Records with drawing code:

——

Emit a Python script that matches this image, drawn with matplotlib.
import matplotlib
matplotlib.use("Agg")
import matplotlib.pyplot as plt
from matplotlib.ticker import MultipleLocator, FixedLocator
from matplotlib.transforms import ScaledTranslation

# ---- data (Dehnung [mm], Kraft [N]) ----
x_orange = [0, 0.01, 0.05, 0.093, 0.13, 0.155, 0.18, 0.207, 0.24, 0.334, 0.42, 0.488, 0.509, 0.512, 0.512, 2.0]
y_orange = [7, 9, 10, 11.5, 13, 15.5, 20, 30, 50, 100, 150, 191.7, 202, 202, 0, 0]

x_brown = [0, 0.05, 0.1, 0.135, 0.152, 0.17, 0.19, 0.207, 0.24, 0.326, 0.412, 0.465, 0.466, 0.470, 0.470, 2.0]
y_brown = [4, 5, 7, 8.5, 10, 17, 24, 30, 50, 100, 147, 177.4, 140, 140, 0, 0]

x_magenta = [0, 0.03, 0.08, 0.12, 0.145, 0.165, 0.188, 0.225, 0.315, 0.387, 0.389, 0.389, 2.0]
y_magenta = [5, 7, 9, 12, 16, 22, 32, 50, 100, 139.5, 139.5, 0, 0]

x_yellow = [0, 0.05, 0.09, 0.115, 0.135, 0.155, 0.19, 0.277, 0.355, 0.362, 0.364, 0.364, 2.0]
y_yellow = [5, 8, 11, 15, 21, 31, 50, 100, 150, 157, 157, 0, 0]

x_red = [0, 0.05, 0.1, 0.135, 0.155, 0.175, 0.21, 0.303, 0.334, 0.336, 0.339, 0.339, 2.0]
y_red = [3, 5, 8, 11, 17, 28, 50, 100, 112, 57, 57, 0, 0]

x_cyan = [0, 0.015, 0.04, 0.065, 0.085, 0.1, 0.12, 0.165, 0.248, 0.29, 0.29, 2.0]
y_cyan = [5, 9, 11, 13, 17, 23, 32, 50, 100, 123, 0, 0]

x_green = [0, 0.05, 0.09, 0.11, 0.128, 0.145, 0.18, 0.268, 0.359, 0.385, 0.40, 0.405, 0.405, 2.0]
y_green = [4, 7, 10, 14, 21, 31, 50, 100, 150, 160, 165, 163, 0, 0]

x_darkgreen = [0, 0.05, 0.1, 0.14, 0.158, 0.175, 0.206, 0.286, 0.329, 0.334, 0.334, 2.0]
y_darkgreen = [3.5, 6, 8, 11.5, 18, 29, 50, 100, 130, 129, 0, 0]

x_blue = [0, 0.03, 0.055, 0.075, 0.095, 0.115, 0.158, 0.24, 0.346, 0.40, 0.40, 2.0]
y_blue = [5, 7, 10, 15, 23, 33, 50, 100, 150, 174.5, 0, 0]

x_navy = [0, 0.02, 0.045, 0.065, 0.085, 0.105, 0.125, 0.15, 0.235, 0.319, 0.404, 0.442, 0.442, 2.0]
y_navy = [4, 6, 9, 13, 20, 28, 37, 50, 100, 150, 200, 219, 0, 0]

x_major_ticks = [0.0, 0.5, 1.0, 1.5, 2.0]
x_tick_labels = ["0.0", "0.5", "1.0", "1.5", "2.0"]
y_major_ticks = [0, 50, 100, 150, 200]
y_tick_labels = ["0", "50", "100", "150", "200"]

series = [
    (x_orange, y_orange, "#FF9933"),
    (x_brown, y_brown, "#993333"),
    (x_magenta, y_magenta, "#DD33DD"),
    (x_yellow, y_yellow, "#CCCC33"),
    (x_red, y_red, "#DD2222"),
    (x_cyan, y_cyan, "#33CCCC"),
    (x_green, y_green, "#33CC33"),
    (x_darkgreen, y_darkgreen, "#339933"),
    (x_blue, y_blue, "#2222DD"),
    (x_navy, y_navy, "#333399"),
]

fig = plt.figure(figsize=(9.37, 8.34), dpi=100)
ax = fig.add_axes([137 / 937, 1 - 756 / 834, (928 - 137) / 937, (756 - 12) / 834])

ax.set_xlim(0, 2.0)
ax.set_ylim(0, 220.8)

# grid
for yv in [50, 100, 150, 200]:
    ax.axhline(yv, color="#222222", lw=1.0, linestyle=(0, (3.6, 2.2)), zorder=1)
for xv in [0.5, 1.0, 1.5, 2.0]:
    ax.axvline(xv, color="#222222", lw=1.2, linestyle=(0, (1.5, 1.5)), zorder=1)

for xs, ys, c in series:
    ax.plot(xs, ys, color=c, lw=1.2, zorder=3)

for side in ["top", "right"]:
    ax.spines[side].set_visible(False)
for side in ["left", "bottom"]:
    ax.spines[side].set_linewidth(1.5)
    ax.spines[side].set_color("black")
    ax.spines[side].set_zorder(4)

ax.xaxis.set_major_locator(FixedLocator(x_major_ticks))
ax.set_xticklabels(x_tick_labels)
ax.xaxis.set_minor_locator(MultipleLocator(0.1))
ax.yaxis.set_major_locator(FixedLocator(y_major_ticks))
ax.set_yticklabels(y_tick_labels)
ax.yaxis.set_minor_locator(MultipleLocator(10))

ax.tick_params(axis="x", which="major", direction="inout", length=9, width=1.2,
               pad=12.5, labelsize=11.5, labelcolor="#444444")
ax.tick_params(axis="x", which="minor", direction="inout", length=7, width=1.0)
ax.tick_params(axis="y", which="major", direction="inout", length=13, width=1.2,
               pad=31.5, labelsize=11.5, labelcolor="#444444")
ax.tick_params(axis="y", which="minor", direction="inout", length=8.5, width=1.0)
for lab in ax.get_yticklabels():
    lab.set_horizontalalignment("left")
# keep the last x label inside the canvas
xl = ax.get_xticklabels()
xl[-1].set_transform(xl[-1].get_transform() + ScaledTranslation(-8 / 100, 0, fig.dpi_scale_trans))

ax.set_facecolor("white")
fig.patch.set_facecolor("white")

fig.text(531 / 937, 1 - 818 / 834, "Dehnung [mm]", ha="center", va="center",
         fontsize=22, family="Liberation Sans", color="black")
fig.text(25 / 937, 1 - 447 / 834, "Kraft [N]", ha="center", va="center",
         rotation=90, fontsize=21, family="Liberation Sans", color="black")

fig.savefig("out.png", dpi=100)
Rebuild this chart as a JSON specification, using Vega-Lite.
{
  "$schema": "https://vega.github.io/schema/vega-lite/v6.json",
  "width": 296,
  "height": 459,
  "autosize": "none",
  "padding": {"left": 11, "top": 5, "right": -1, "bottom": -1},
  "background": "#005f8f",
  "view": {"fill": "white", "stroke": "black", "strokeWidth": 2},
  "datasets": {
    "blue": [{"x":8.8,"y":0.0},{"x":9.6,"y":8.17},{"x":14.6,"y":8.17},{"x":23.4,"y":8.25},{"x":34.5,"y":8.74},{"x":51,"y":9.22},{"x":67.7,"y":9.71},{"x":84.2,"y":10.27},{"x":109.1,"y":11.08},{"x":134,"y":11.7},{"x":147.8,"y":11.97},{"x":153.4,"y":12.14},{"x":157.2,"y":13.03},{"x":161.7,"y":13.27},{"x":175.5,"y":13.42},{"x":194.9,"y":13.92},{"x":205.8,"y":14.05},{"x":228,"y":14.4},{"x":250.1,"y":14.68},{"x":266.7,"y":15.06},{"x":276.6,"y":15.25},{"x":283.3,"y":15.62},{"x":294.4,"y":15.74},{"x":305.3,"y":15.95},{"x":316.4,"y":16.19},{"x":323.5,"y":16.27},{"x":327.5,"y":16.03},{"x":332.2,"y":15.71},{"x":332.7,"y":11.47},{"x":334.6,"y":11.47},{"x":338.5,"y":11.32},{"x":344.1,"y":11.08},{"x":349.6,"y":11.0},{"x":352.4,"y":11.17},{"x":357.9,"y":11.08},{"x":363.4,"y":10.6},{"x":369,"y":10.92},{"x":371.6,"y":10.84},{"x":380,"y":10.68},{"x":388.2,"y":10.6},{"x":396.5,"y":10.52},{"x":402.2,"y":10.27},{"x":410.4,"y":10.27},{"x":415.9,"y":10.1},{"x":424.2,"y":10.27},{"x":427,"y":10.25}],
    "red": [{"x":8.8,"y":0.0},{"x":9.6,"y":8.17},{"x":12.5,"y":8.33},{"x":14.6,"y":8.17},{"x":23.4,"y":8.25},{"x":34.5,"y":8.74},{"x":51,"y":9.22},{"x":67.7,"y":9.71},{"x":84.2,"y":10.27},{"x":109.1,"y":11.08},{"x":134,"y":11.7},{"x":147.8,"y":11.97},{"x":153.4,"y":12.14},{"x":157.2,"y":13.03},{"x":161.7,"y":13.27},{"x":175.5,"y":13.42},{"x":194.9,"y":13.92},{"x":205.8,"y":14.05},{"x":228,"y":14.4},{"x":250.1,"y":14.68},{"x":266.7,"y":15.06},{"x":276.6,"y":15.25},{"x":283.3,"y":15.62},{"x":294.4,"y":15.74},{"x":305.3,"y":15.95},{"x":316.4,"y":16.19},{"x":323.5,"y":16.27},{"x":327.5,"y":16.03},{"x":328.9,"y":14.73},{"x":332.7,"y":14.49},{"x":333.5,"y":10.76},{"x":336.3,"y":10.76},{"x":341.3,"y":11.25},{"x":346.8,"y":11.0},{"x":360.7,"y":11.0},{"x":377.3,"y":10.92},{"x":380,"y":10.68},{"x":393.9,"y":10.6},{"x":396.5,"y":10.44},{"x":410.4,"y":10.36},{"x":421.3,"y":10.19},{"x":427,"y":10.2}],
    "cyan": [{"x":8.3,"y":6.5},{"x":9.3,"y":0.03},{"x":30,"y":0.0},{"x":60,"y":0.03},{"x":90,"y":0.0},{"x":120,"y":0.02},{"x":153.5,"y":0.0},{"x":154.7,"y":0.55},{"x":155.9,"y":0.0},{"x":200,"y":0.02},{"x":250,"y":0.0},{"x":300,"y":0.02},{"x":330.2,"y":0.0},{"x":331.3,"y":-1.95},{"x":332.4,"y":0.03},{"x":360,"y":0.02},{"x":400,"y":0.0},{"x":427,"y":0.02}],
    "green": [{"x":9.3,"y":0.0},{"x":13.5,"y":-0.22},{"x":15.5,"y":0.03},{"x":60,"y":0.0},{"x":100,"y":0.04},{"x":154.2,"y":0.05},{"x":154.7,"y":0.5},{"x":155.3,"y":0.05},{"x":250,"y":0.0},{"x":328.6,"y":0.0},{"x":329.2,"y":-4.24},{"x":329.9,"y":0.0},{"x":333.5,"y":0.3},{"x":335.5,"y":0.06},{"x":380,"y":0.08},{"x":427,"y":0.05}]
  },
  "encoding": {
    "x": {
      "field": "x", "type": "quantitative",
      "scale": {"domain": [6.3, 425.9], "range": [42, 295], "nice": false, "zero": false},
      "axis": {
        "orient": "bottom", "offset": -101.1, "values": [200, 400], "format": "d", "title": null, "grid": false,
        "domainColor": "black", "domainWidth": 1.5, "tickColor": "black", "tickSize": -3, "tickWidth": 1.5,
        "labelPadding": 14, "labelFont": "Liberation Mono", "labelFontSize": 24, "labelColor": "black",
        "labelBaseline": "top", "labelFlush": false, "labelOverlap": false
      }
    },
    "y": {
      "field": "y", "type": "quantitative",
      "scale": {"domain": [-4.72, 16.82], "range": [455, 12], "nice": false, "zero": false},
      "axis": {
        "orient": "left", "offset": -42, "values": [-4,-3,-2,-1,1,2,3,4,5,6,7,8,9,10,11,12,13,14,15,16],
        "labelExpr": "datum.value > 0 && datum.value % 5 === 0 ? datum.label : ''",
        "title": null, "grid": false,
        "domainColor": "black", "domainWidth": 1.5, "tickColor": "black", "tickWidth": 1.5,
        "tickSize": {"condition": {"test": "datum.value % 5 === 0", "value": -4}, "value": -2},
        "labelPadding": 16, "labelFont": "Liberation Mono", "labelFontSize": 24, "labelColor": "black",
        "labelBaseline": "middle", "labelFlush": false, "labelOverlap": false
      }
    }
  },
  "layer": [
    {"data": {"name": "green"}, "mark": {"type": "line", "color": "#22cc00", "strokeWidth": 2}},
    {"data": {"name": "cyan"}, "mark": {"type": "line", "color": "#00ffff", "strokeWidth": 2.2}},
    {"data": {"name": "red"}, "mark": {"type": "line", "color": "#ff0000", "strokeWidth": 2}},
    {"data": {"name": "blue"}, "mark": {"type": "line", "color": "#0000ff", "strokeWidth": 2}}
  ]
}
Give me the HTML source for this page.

——

Write out every line of the preceding listing that contains "matplotlib".

EXERCISE OUTPUT:
Emit a Python script that matches this image, drawn with matplotlib.
import matplotlib
matplotlib.use("Agg")
import matplotlib.pyplot as plt
from matplotlib.ticker import MultipleLocator, FixedLocator
from matplotlib.transforms import ScaledTranslation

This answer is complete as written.